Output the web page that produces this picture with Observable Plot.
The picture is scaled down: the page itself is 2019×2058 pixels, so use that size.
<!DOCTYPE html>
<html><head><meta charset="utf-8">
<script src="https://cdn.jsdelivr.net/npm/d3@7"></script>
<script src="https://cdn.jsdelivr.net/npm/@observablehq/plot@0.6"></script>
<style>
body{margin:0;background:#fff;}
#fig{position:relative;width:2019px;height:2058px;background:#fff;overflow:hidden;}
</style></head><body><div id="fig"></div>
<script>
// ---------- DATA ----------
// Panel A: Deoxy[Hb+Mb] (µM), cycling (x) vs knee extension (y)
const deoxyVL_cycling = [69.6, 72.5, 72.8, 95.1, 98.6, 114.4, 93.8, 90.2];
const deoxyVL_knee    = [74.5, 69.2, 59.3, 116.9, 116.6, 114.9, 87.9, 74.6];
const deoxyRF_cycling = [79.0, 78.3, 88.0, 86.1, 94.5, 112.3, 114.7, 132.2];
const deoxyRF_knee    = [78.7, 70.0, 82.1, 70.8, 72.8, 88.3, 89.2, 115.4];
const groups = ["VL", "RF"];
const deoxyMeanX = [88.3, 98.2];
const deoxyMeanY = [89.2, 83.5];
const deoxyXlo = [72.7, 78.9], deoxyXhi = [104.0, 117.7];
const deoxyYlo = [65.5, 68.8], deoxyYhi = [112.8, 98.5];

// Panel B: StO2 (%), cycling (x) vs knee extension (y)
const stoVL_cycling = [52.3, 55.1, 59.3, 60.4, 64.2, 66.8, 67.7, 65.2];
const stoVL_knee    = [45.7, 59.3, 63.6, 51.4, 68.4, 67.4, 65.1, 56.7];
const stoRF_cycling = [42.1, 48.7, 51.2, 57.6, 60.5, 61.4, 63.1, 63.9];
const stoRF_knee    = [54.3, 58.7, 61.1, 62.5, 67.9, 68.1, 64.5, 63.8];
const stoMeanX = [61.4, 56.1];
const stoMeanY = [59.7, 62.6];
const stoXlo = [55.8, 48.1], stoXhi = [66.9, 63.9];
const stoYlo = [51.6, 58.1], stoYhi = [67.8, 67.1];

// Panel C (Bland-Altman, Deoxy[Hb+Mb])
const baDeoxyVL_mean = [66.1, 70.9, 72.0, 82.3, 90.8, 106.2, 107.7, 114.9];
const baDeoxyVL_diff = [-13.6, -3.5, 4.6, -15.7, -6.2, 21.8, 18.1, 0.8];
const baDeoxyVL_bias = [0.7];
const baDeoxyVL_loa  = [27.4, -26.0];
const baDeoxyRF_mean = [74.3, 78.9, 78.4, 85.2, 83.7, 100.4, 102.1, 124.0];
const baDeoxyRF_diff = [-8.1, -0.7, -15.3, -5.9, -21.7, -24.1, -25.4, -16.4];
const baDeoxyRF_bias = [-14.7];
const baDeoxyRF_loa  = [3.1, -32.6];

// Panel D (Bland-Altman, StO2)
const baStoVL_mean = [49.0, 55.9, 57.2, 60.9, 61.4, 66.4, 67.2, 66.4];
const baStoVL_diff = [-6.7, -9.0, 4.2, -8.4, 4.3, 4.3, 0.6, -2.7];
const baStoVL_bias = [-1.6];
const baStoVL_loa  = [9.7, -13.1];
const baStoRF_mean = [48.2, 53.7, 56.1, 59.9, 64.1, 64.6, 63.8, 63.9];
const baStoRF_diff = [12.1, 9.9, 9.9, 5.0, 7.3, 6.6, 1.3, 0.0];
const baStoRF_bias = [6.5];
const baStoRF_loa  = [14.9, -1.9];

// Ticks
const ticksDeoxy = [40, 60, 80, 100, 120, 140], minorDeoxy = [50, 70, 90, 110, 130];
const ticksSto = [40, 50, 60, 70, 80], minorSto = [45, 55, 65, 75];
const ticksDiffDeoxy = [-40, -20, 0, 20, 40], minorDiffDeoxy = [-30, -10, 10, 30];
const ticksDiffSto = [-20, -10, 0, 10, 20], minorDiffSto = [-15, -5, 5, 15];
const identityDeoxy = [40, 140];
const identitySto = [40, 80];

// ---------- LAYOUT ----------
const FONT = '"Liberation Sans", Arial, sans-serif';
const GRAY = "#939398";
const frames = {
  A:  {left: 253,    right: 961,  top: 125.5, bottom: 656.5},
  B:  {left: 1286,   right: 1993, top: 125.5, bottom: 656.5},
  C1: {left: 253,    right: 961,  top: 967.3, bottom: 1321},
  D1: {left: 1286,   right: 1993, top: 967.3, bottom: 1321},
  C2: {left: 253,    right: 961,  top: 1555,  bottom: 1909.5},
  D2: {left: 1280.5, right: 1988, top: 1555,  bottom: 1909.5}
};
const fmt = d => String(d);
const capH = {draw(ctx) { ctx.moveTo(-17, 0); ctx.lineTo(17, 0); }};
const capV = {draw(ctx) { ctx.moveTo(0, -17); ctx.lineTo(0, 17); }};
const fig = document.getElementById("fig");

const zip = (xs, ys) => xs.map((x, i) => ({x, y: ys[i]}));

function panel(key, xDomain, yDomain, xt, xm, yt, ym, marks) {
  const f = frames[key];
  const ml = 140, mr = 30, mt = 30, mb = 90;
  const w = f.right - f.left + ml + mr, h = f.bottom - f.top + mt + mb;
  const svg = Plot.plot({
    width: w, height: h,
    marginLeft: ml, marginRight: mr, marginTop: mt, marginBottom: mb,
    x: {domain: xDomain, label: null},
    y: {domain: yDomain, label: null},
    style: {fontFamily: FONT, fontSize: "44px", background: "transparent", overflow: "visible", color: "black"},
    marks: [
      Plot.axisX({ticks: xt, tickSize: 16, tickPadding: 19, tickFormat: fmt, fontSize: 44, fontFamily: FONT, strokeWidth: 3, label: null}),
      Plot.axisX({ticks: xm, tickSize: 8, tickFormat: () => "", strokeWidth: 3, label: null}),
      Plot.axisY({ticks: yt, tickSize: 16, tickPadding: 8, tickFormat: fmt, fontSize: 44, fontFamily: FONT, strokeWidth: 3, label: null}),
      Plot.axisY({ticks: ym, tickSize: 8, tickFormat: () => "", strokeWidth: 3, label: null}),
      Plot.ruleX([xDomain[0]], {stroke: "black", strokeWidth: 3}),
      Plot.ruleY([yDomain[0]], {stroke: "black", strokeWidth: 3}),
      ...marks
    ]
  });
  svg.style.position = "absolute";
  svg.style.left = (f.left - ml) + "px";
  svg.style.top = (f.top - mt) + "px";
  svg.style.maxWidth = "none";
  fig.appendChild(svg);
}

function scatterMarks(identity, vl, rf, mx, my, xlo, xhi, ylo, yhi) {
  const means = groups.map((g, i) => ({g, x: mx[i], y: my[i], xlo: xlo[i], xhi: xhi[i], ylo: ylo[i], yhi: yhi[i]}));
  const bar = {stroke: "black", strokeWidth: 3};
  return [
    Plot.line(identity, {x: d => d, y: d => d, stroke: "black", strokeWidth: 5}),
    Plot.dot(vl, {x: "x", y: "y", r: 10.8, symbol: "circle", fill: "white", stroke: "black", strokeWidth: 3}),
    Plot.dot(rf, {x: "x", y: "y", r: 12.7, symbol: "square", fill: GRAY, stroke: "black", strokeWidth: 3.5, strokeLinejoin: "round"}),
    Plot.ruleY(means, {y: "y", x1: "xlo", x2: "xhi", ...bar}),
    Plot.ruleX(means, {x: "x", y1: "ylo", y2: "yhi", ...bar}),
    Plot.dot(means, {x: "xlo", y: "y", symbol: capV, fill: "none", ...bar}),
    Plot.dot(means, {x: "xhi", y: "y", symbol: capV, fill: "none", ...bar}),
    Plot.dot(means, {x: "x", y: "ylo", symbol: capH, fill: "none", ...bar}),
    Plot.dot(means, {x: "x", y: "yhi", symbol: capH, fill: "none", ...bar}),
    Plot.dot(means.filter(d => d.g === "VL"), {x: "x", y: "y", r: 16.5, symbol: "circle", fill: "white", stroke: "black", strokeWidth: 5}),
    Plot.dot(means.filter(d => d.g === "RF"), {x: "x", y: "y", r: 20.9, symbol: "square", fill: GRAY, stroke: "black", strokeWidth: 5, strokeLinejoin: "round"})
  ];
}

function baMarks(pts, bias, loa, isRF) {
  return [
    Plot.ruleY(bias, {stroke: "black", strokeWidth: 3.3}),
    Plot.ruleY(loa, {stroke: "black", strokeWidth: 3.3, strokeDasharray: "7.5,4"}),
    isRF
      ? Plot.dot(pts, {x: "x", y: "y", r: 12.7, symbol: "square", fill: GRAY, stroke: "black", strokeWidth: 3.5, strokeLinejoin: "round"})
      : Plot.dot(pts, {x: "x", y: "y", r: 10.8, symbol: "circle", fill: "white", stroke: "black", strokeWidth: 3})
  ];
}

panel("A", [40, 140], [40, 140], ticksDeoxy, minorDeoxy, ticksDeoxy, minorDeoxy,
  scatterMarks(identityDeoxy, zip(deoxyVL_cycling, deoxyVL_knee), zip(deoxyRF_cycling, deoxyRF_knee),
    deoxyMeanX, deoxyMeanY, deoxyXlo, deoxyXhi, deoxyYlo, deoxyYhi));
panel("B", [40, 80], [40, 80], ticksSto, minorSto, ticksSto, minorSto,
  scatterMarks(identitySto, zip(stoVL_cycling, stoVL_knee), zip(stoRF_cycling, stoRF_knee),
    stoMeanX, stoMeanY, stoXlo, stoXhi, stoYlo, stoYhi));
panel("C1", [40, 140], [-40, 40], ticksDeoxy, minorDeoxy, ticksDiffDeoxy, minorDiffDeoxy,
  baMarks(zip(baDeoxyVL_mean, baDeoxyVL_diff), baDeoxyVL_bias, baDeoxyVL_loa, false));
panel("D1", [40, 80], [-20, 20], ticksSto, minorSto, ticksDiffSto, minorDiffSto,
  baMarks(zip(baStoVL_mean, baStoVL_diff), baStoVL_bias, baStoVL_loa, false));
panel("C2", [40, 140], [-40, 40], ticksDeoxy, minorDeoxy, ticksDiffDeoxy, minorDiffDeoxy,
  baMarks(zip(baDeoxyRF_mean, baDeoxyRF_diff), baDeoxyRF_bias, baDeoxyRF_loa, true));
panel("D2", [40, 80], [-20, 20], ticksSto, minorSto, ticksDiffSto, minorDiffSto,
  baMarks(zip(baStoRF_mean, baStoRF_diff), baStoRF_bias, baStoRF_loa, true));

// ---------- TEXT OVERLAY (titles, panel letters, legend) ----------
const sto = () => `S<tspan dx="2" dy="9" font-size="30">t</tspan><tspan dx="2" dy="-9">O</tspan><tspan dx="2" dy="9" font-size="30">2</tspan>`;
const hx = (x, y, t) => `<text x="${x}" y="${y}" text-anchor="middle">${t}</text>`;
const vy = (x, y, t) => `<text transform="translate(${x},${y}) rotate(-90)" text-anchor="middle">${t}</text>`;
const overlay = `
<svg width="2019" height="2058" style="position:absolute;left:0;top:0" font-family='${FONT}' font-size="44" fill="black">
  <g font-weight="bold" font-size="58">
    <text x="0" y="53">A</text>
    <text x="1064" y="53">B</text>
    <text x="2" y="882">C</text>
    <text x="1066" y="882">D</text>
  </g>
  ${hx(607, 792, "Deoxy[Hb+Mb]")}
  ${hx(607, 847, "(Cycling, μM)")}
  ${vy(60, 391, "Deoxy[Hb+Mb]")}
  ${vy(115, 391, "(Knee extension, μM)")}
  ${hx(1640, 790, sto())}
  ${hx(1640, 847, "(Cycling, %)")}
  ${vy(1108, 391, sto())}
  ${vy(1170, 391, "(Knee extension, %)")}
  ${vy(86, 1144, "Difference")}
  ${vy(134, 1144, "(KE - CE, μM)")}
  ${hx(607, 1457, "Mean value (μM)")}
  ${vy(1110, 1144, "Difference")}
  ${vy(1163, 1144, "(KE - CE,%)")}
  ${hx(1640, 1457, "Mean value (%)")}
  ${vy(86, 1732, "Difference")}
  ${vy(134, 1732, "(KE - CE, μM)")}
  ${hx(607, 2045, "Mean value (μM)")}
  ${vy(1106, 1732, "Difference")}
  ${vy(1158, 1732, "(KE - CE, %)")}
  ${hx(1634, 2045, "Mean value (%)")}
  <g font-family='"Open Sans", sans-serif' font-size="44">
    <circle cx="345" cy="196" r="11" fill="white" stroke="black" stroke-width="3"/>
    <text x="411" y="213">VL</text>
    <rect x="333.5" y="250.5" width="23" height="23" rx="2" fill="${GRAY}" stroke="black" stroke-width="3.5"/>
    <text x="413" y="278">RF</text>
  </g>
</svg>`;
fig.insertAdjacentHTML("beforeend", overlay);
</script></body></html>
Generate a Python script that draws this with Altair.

• • • • • • •

→ **REQUIREMENT**
Quote verbatim the opening lines of the listing above, ending with the line where "const deoxyYlo = [65.5, 68.8], deoxyYhi" appears; include both endpoints and nothing more.

→ **TASK RESULT**
Output the web page that produces this picture with Observable Plot.
The picture is scaled down: the page itself is 2019×2058 pixels, so use that size.
<!DOCTYPE html>
<html><head><meta charset="utf-8">
<script src="https://cdn.jsdelivr.net/npm/d3@7"></script>
<script src="https://cdn.jsdelivr.net/npm/@observablehq/plot@0.6"></script>
<style>
body{margin:0;background:#fff;}
#fig{position:relative;width:2019px;height:2058px;background:#fff;overflow:hidden;}
</style></head><body><div id="fig"></div>
<script>
// ---------- DATA ----------
// Panel A: Deoxy[Hb+Mb] (µM), cycling (x) vs knee extension (y)
const deoxyVL_cycling = [69.6, 72.5, 72.8, 95.1, 98.6, 114.4, 93.8, 90.2];
const deoxyVL_knee    = [74.5, 69.2, 59.3, 116.9, 116.6, 114.9, 87.9, 74.6];
const deoxyRF_cycling = [79.0, 78.3, 88.0, 86.1, 94.5, 112.3, 114.7, 132.2];
const deoxyRF_knee    = [78.7, 70.0, 82.1, 70.8, 72.8, 88.3, 89.2, 115.4];
const groups = ["VL", "RF"];
const deoxyMeanX = [88.3, 98.2];
const deoxyMeanY = [89.2, 83.5];
const deoxyXlo = [72.7, 78.9], deoxyXhi = [104.0, 117.7];
const deoxyYlo = [65.5, 68.8], deoxyYhi = [112.8, 98.5];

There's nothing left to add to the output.